# external¶

## Purpose¶

Lets the compiler know about symbols that are referenced above or in a separate file from their definitions.

## Format¶

external proc dog, cat
external keyword dog
external fn dog
external matrixx, y, z
external string mstr, cstr
external array a, b
external sparse matrix sma, smb
external struct structure_type sta, stb

## Examples¶

Let us suppose that you created a set of procedures defined in different files, which all set a global matrix _errcode to some scalar error code if errors were encountered. You could use the following code to call one of the procedures in the set and check whether it succeeded:

external matrix _errcode;

// Generate random data
x = rndn(10, 5);

// Call procedure
y = myproc1(x);

if _errcode;
print "myproc1 failed";
end;
endif;


Without the external statement, the compiler would assume that _errcode was a procedure and incorrectly compile this program.
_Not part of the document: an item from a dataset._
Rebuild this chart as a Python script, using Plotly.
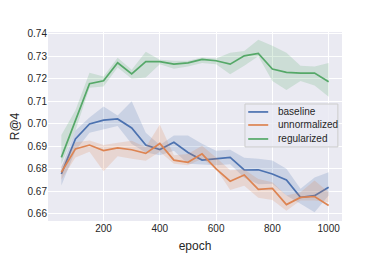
import plotly.graph_objects as go

epochs = [50, 100, 150, 200, 250, 300, 350, 400, 450, 500,
          550, 600, 650, 700, 750, 800, 850, 900, 950, 1000]

baseline = [0.6776, 0.6932, 0.6999, 0.7016, 0.7021, 0.6981, 0.6905, 0.6885, 0.6917, 0.6872,
            0.6838, 0.6843, 0.6850, 0.6794, 0.6795, 0.6776, 0.6750, 0.6672, 0.6680, 0.6717]
baseline_lo = [0.6725, 0.6880, 0.6960, 0.6975, 0.6990, 0.6910, 0.6872, 0.6860, 0.6880, 0.6822,
               0.6820, 0.6815, 0.6820, 0.6760, 0.6730, 0.6733, 0.6680, 0.6644, 0.6606, 0.6680]
baseline_hi = [0.6805, 0.6970, 0.7028, 0.7076, 0.7036, 0.7100, 0.6960, 0.6905, 0.6947, 0.6947,
               0.6911, 0.6880, 0.6884, 0.6849, 0.6844, 0.6836, 0.6800, 0.6711, 0.6761, 0.6784]

unnormalized = [0.6784, 0.6888, 0.6905, 0.6880, 0.6892, 0.6884, 0.6868, 0.6912, 0.6838, 0.6828,
                0.6866, 0.6799, 0.6744, 0.6772, 0.6708, 0.6712, 0.6640, 0.6672, 0.6676, 0.6636]
unnormalized_lo = [0.6750, 0.6850, 0.6875, 0.6788, 0.6855, 0.6844, 0.6835, 0.6875, 0.6822, 0.6815,
                   0.6844, 0.6800, 0.6705, 0.6724, 0.6670, 0.6660, 0.6613, 0.6658, 0.6658, 0.6650]
unnormalized_hi = [0.6810, 0.6917, 0.6925, 0.6905, 0.6915, 0.6924, 0.6895, 0.6996, 0.6860, 0.6865,
                   0.6902, 0.6850, 0.6793, 0.6796, 0.6754, 0.6739, 0.6680, 0.6695, 0.6747, 0.6695]

regularized = [0.6850, 0.7016, 0.7178, 0.7191, 0.7271, 0.7222, 0.7276, 0.7276, 0.7265, 0.7271,
               0.7286, 0.7280, 0.7265, 0.7302, 0.7313, 0.7243, 0.7228, 0.7225, 0.7225, 0.7187]
regularized_lo = [0.6820, 0.6970, 0.7160, 0.7165, 0.7250, 0.7200, 0.7205, 0.7265, 0.7245, 0.7255,
                  0.7270, 0.7265, 0.7220, 0.7258, 0.7300, 0.7190, 0.7150, 0.7190, 0.7170, 0.7120]
regularized_hi = [0.6950, 0.7060, 0.7227, 0.7210, 0.7293, 0.7240, 0.7320, 0.7285, 0.7280, 0.7280,
                  0.7295, 0.7290, 0.7316, 0.7324, 0.7373, 0.7347, 0.7316, 0.7258, 0.7254, 0.7270]

series_names = ["baseline", "unnormalized", "regularized"]
series = [
    (series_names[0], baseline, baseline_lo, baseline_hi, "#4c72b0", "rgba(76,114,176,0.2)"),
    (series_names[1], unnormalized, unnormalized_lo, unnormalized_hi, "#dd8452", "rgba(221,132,82,0.2)"),
    (series_names[2], regularized, regularized_lo, regularized_hi, "#55a868", "rgba(85,168,104,0.2)"),
]

x_ticks = [200, 400, 600, 800, 1000]
y_ticks = [0.66, 0.67, 0.68, 0.69, 0.70, 0.71, 0.72, 0.73, 0.74]

fig = go.Figure()
for name, mean, lo, hi, color, fillc in series:
    fig.add_trace(go.Scatter(
        x=epochs + epochs[::-1], y=hi + lo[::-1], fill="toself", fillcolor=fillc,
        line=dict(width=0), mode="lines", showlegend=False, hoverinfo="skip"))
    fig.add_trace(go.Scatter(
        x=epochs, y=mean, mode="lines", name=name, showlegend=False,
        line=dict(color=color, width=1.7)))

# manual legend (matplotlib-style compact box)
shapes = [dict(type="rect", xref="paper", yref="paper", x0=0.670, x1=0.986, y0=0.392, y1=0.619,
               fillcolor="rgba(234,234,242,0.8)", line=dict(color="#cccccc", width=1), layer="above")]
annotations = []
entry_y = [0.577, 0.508, 0.434]
for (name, _, _, _, color, _), yy in zip(series, entry_y):
    shapes.append(dict(type="line", xref="paper", yref="paper", x0=0.681, x1=0.749, y0=yy, y1=yy,
                       line=dict(color=color, width=1.7), layer="above"))
    annotations.append(dict(xref="paper", yref="paper", x=0.776, y=yy, text=name, showarrow=False,
                            xanchor="left", yanchor="middle", font=dict(size=10, color="#262626")))

font = "Liberation Sans, Arial, sans-serif"
# page body adds an 8px offset; figure is sized to fill the rest of the 381x254 window
fig.update_layout(
    width=373, height=246,
    margin=dict(l=40, r=39, t=24, b=33, autoexpand=False),
    paper_bgcolor="white", plot_bgcolor="#eaeaf2",
    font=dict(family=font, size=10, color="#262626"),
    showlegend=False,
    shapes=shapes, annotations=annotations,
    xaxis=dict(range=[2.5, 1047.5], tickvals=x_ticks, ticktext=[str(v) for v in x_ticks],
               showgrid=True, gridcolor="white", gridwidth=1, zeroline=False, automargin=False,
               showline=False, ticks="", title=dict(text="epoch", standoff=8)),
    yaxis=dict(range=[0.6567, 0.7408], tickvals=y_ticks, ticktext=["%.2f" % v for v in y_ticks],
               showgrid=True, gridcolor="white", gridwidth=1, zeroline=False, automargin=False,
               showline=False, ticks="", title=dict(text="R@4", standoff=5)),
)

fig.write_html("out.html")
The file containing the myproc1 procedure must also contain an external statement that defines _errcode as a matrix, but this would not be encountered by the compiler until the if, else, elseif, endif statement containing the reference to _errcode in the main program file had already been incorrectly compiled.

## Remarks¶

You may have several procedures in different files that reference the same global variable. By placing an external statement at the top of each file, you can let the compiler know the type of the symbol. If the symbol is listed and strongly typed in an active library, no external statement is needed.

If a matrix, string, N-dimensional array, sparse matrix, or structure appears in an external statement, it needs to appear once in a declare statement. If no declaration is found, an Undefined symbol error message will result.